• Given problem
Extract everything from the first line through the line with "import pandas as pd", both ends included, except for any pictures.
··· Given data ···
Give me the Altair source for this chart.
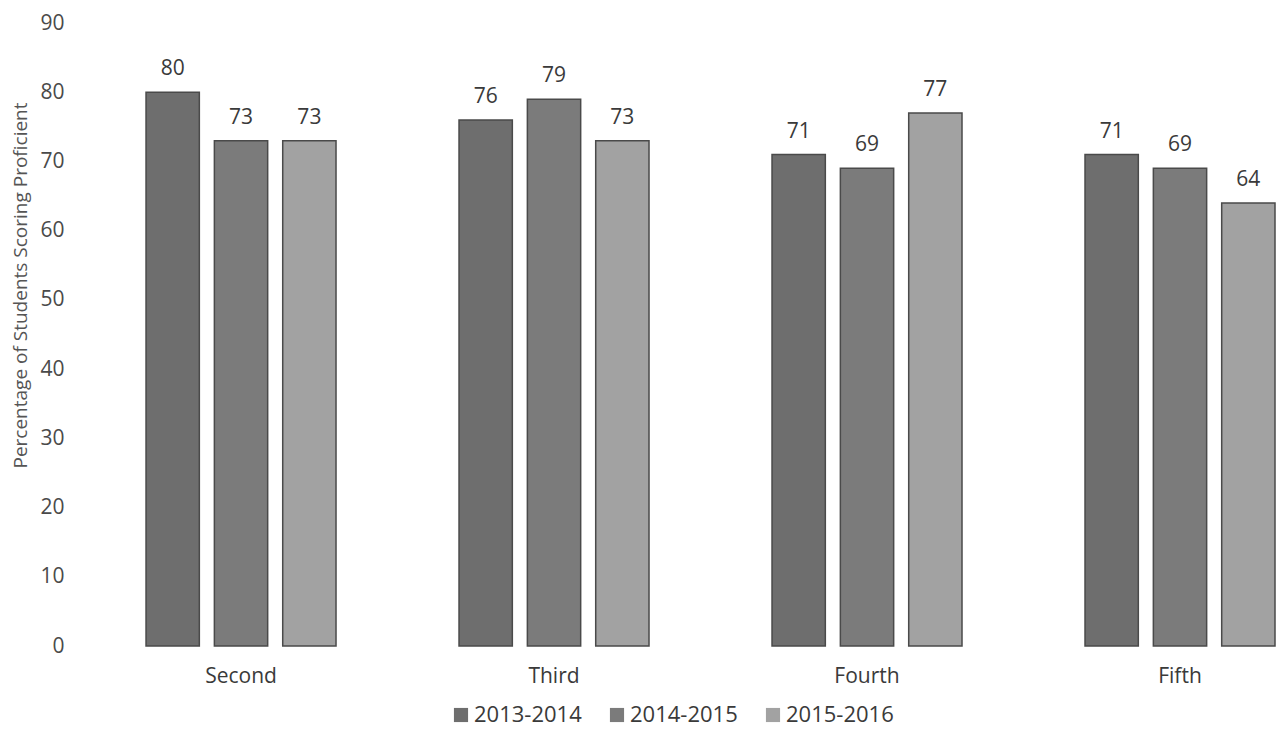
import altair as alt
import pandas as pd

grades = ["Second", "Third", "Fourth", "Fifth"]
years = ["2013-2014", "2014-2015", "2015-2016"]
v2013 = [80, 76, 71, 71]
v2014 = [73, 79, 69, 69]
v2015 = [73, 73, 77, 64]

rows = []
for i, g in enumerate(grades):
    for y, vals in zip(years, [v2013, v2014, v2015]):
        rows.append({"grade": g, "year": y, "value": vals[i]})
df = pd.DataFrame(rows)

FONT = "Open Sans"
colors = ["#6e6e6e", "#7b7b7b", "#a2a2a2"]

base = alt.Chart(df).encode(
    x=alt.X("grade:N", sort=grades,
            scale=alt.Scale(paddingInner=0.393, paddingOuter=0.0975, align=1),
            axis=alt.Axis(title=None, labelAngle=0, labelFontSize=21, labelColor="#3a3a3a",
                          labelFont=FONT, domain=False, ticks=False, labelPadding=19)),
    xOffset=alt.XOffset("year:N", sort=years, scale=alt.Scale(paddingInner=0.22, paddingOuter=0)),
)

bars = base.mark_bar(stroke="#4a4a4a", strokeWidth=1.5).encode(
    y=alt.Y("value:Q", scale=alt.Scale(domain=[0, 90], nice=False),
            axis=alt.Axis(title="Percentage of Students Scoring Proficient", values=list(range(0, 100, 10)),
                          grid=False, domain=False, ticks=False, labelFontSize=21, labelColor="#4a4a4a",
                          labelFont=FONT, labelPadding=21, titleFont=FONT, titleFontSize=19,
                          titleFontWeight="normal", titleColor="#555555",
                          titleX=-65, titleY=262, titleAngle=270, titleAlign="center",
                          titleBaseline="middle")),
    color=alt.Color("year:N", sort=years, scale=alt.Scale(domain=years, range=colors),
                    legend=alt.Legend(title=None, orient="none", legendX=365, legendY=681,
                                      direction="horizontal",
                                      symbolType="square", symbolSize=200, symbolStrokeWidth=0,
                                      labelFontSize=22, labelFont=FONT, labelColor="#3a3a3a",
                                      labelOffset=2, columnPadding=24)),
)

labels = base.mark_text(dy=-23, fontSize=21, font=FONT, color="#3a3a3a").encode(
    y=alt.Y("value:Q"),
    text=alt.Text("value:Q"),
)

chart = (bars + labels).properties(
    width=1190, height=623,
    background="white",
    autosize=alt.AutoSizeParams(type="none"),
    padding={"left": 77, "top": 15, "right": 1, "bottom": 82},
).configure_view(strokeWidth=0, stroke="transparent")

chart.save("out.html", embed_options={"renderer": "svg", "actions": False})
···
• Full answer
Give me the Altair source for this chart.
import altair as alt
import pandas as pd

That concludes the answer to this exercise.